Resistor values to produce 8 voltage windows into analog pin

Question

I have 8 Arduino Nanos (at 5V) plugged into a PCB and I would like each to have an ID so that each Nano can choose an I2C address without any clashes, without having to program each differently first, and using only one analog pin. Then, if I swap any of the Nanos around, they will pick up an address based on the resistor value of their location.

For this I think I only need each Nano to see the output of a voltage divider for this purpose, but the threads I've read don't recommend resistor values to use, so I'm not sure what will give accurate readings while limiting current leakage. Can anyone recommend some values to use?

The readings don't need to happen quickly if that allows higher resistor values to be used.

thanks, Danny

Answer 1

Here is an example of Marla's solution with a simple spreadsheet to show the input source impedance Rsrc as seen by the ADC using 4.7K series resistors.

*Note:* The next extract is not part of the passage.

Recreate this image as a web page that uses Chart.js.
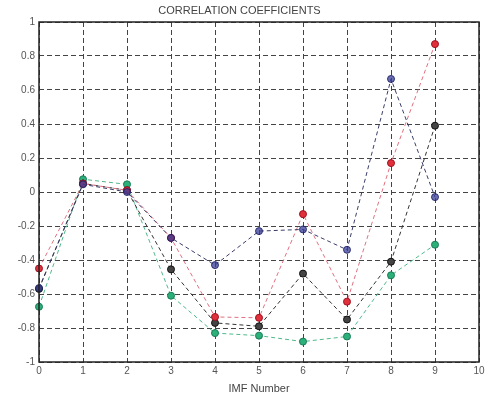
<!DOCTYPE html>
<html><head><meta charset="utf-8">
<script src="https://cdn.jsdelivr.net/npm/chart.js@4/dist/chart.umd.min.js"></script>
<style>html,body{margin:0;padding:0;background:#fff}#wrap{width:502px;height:396px}</style>
</head><body><div id="wrap"><canvas id="c"></canvas></div>
<script>
const imf = [0,1,2,3,4,5,6,7,8,9];
const xTicks = [0,1,2,3,4,5,6,7,8,9,10];
const yTicks = [-1,-0.8,-0.6,-0.4,-0.2,0,0.2,0.4,0.6,0.8,1];
const greenVals = [-0.675,0.075,0.045,-0.61,-0.83,-0.845,-0.88,-0.85,-0.49,-0.31];
const blackVals = [-0.57,0.05,0.01,-0.455,-0.77,-0.79,-0.48,-0.75,-0.41,0.39];
const blueVals  = [-0.565,0.045,0.0,-0.27,-0.43,-0.23,-0.22,-0.34,0.665,-0.03];
const redVals   = [-0.45,0.05,0.01,-0.27,-0.735,-0.74,-0.13,-0.645,0.17,0.87];

function ds(vals, line, fill, edge){
  return {data: imf.map((x,i)=>({x:x,y:vals[i]})), borderColor: line, borderWidth: 1,
    borderDash:[4,3], backgroundColor: fill, pointBackgroundColor: fill, pointBorderColor: edge,
    pointBorderWidth: 1, pointRadius: 3.5, pointStyle:'circle', showLine:true, fill:false, tension:0, clip:false};
}
const frame = {id:'frame', afterDatasetsDraw(c){
  const a=c.chartArea, ctx=c.ctx; ctx.save(); ctx.strokeStyle='#222'; ctx.lineWidth=1.5; ctx.setLineDash([]);
  ctx.strokeRect(a.left,a.top,a.right-a.left,a.bottom-a.top); ctx.restore();}};
const font = {family:'Liberation Sans, Arial, sans-serif', size:10};
new Chart(document.getElementById('c'), {
  type:'scatter',
  data:{datasets:[
    ds(blueVals,'#3a3d6a','rgba(58,63,152,0.75)','rgba(28,31,96,0.85)'),
    ds(redVals,'#e07080','#e0303c','#a01020'),
    ds(blackVals,'#333333','#444444','#111111'),
    ds(greenVals,'#4fb88a','#2bb079','#1a7a55')
  ]},
  options:{responsive:true, maintainAspectRatio:false, animation:false,
    layout:{padding:{left:0,right:23,top:0,bottom:0}},
    plugins:{legend:{display:false}, tooltip:{enabled:false},
      title:{display:true, text:'CORRELATION COEFFICIENTS', color:'#444', font:{family:font.family,size:11,weight:'normal'}, padding:{top:4,bottom:4.8}}},
    scales:{
      x:{type:'linear', min:0, max:10, afterBuildTicks:s=>{s.ticks=xTicks.map(v=>({value:v}));},
        afterFit:s=>{s.height=34;},
        grid:{color:'#444', lineWidth:1, drawTicks:false, tickLength:0},
        border:{display:false, dash:[5,3]},
        ticks:{color:'#555', font:font, padding:3, maxRotation:0, autoSkip:false},
        title:{display:true, text:'IMF Number', color:'#444', font:{family:font.family,size:11}, padding:{top:0,bottom:0}}},
      y:{type:'linear', min:-1, max:1, afterBuildTicks:s=>{s.ticks=yTicks.map(v=>({value:v}));},
        afterFit:s=>{s.width=39;},
        grid:{color:'#444', lineWidth:1, drawTicks:false},
        border:{display:false, dash:[5,3]},
        ticks:{color:'#555', font:font, padding:4, autoSkip:false, callback:v=>String(Math.round(v*10)/10)}}
    }
  },
  plugins:[frame]
});
</script></body></html>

I would suggest not doing that though- using 1% resistors, the worst case error at the input is only about +/-5 counts, so there is lots of margin. But if each supply voltage (and therefore ADC reference) varies by a few percent, the margin will be reduced significantly.

It would be better to use a divider for each Ardino from each individual supply so that the ratiometric measurement would cancel out differences in the regulated supply voltage.

Suitable values might be as follows:

The resistors are standard E98 values except for 66.03 which is made from 95.3K || 215K, so a total of 7 different resistor values would be required (including 10.0K), and a total of 14 resistors).

If you can use the same reference on each Arduino and feed the divider from the reference, then a simple divider can be used without fear. I'll leave that to those more familiar with the particular Arduino- but I think the underlying AVR chip supports using an external reference.

Answer 2

You can use 5 volts as one voltage, then use GND (0 volts) for another (assuming the 5 volt power supply is regulated).

Then you only need 6 more voltages equally spaced.

^{simulate this circuit – Schematic created using CircuitLab}

The Output volts is calculated by : \$Vi*R2/(R2+R1)\$
Where Vi is the Regulated 5 v.

You can even use the circuit simulator to measure the Output volts.

Change R2 to obtain other values.

I selected R1 as 100K. You could use a R1 of even 1 Meg ohms to reduce current consumed.

I added capacitor C1 so that your Analog to Digital converter won't drag down the Output volts. The capacitor holds the voltage constant while the ADC does it's sample and hold. (EDIT 2 : C1 changed from 10nf to 100nf)

EDIT 1 : added note on sample and hold, per comment by RobbhercKV5ROB

Taken from Data sheet for the processor :

The ADC contains a Sample and Hold circuit which ensures that the input voltage to the ADC is held at a constant level during conversion.

EDIT 2 : I have changed the capacitor C2 from 10nf to 100nf to account for the following from the ADC specifications :

The ADC is optimized for analog signals with an output impedance of approximately 10 k or less. If such a source is used, the sampling time will be negligible. If a source with higher impedance is used, the sampling time will depend on how long time the source needs to charge the S/H capacitor, with can vary widely. The user is recommended to only use low impedance sources with slowly varying signals, since this minimizes the required charge transfer to the S/H capacitor.

Answer 3

If you use a multi-tapped voltage divider, then by choosing the tolerances of the supply and the resistors tight enough and making the resistances of the resistors low enough that the ADC load becomes negligible, you can generate output voltages of arbitrary prcision.

An example is:

If you chose to use 1% resistors, then worst case low resistance would be 99% of the sum of the resistances, and worst case high would be 101% of the sum off the resistances.

As far as loading goes, I think worst case is with the ADC (or its S&H) on tap V4 or V5, but don't take my word on that; work it out for yourself. :)

Once you've got all that done, all you'll need to do to implement your addressing scheme is to determine the width of the detection window (centered on the tap voltages) you want, and have your software determine where the Nano is, based on its falling between those limits.

Answer 4

I envision a voltage-divider bus, something like this:

• If you set all of your Nanos' (shown highly simplified, for schematic clarity) analog pins (the ones attached to this bus) to sample as infrequently as reasonable for your application (I'm guessing 10Hz, if supported, should be adequate), then the capacitors in this bus should be able to sufficiently buffer your inputs' sample-and hold demand spikes.

• The lower the tolerance (+/-1% should work well) on your resistors, the more accurately your ADCs can define their bus position ('ideal' values in this circuit would be +5V, +4.375V, +3.75V, +3.125V, +2.5V, +1.825V, +1.25V & +0.625V at each of the 8 outputs).

• Experimentation can tell you the highest resistance value you can use for your resistors, while allowing your ADCs to still accurately resolve their in-bus position with your specific components & software configuration(s).